begin GIVEN RECORDS

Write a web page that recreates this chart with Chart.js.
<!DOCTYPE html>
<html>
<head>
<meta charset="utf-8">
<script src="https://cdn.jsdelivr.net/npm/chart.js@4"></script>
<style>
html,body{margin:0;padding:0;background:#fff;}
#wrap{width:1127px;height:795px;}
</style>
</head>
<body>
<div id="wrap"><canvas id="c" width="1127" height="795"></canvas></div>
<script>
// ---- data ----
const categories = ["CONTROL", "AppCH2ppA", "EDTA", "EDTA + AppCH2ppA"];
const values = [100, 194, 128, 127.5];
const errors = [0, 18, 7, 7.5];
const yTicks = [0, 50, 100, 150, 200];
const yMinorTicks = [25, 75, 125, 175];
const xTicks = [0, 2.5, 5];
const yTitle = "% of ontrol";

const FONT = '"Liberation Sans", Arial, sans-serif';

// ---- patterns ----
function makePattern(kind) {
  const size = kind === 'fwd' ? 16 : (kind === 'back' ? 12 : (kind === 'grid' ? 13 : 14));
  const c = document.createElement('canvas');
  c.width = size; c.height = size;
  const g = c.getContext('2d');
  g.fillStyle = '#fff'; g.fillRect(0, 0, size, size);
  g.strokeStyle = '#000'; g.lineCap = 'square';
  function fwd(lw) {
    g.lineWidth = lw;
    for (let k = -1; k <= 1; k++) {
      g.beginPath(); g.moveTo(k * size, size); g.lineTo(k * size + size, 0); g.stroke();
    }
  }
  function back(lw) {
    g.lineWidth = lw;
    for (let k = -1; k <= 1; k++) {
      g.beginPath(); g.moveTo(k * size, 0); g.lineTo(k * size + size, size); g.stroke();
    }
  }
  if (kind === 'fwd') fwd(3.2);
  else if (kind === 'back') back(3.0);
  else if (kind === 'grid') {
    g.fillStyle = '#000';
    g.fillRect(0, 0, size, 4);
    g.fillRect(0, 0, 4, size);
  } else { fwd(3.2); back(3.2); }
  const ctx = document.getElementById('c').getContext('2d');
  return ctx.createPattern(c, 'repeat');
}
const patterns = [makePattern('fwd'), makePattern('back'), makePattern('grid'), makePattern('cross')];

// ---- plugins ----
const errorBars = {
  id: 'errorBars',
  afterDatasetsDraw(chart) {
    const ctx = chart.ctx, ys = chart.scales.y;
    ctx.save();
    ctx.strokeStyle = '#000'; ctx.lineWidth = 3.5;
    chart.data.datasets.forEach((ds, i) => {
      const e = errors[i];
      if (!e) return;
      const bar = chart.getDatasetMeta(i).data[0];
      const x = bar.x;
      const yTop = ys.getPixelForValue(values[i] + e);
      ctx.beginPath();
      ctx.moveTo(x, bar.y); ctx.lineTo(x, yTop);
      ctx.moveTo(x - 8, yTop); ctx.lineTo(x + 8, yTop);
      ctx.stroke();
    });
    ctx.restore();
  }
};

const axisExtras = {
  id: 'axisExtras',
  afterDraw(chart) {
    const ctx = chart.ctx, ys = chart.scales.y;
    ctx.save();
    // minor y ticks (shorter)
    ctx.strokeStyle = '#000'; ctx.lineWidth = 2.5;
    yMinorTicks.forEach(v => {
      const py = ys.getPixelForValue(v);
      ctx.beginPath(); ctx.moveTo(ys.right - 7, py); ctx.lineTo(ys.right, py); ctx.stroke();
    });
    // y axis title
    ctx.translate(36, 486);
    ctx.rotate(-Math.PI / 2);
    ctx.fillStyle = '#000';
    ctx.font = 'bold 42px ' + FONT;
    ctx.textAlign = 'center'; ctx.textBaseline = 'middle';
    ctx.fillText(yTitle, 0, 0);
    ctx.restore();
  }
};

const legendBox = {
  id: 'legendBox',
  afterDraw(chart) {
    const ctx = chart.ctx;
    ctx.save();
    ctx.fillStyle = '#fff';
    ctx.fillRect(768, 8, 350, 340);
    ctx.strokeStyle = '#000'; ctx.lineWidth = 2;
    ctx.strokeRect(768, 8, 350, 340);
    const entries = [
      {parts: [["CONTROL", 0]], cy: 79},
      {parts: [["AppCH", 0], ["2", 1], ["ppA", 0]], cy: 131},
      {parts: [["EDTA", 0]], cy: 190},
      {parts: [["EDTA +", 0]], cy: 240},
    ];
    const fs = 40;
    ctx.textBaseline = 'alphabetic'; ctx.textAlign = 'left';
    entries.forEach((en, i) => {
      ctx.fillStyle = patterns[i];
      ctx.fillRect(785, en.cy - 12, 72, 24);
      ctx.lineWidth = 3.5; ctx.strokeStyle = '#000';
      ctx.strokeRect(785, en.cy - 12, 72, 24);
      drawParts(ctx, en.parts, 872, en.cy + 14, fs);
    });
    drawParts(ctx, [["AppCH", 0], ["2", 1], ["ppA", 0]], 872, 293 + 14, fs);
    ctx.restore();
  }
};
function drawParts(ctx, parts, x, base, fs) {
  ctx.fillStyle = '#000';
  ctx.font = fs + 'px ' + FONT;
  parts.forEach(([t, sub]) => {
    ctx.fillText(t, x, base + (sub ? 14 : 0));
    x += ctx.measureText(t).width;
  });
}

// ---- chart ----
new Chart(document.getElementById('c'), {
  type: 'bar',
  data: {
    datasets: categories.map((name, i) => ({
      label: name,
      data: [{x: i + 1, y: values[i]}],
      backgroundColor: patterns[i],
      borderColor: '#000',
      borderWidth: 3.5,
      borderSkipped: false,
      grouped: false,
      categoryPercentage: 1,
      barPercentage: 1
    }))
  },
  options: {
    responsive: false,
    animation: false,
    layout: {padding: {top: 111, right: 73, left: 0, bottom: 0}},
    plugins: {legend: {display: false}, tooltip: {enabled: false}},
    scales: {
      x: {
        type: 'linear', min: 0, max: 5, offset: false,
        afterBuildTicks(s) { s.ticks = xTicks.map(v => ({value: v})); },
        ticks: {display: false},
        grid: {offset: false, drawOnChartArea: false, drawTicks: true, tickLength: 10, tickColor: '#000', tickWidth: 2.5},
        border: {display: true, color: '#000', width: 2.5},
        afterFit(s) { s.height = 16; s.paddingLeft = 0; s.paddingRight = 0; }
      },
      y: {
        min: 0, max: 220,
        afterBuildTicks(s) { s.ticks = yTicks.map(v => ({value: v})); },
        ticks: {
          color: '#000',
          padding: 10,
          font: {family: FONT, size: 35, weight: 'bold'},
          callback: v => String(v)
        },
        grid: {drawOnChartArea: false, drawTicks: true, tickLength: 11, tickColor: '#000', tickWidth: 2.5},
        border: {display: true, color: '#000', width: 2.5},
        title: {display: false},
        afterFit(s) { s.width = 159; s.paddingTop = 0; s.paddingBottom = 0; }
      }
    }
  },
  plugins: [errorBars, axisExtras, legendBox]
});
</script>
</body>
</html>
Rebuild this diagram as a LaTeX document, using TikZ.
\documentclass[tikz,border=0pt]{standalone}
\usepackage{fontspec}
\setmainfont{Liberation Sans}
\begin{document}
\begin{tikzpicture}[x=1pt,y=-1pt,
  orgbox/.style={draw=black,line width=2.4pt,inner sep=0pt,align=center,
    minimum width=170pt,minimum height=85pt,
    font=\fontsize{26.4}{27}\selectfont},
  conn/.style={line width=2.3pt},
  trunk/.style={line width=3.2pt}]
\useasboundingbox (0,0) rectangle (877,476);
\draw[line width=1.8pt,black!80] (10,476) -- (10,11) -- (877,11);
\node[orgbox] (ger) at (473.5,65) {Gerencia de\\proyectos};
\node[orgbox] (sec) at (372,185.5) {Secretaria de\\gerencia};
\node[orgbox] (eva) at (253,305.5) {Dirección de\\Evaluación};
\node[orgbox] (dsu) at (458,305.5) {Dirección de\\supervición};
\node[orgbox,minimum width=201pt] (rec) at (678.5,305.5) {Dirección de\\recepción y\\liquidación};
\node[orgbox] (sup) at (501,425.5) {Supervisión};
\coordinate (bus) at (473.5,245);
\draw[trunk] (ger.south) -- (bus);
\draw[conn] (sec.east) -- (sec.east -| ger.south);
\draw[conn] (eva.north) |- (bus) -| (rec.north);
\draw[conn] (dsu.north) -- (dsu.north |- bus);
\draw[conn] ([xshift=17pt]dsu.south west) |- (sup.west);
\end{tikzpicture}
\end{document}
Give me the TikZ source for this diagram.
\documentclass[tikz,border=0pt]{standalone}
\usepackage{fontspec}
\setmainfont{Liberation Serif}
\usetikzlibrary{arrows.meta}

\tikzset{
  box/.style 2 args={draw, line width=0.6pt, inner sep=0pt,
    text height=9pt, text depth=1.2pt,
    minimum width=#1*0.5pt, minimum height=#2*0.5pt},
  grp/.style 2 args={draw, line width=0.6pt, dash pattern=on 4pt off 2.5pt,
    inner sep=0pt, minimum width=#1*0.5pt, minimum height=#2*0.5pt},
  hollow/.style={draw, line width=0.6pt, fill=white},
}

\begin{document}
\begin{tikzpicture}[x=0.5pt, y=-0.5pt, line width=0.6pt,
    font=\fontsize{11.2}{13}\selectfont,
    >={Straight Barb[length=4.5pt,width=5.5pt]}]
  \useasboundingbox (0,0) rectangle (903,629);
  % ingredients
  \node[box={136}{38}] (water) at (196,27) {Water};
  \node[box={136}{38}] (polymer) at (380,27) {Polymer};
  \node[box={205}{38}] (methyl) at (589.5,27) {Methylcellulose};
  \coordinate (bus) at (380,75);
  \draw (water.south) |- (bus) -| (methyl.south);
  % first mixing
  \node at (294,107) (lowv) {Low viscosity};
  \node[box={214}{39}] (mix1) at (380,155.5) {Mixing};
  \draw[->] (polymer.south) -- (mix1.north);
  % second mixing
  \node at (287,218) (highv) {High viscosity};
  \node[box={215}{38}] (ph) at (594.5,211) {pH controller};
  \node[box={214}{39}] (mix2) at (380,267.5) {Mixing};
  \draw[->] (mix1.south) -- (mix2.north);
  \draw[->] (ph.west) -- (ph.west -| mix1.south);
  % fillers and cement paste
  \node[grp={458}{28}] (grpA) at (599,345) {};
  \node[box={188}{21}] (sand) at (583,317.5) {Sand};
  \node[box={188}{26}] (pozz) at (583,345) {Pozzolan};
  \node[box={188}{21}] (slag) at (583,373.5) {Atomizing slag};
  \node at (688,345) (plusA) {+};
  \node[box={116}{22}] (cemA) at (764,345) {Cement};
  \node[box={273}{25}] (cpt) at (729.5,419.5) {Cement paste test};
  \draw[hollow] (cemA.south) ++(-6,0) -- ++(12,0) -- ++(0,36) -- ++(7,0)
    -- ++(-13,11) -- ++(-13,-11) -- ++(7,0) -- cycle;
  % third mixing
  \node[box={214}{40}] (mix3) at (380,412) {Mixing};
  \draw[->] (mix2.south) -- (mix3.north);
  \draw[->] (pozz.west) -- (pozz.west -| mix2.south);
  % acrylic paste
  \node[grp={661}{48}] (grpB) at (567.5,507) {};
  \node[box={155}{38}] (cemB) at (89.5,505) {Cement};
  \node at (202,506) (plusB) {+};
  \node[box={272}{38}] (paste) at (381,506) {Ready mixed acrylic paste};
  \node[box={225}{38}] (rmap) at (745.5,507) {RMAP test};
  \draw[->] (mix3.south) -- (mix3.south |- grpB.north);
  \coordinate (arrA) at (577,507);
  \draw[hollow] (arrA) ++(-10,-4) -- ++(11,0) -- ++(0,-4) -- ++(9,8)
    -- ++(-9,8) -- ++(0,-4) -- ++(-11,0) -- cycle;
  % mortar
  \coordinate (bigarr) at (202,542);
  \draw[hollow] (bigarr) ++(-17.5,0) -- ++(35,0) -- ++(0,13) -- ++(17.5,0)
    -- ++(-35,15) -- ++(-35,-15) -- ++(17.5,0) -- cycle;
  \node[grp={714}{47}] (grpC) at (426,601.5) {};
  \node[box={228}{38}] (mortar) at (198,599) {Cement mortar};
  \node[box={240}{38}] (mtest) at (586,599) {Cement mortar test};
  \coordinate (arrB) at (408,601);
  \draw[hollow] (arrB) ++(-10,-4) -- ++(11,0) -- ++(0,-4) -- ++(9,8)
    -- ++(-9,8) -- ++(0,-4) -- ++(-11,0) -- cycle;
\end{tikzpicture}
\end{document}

end GIVEN RECORDS

> [EXERCISE]:
State the count of lines that contain the string "diagram". Nothing else is needed.

> [REPLY TO THE TASK]:
2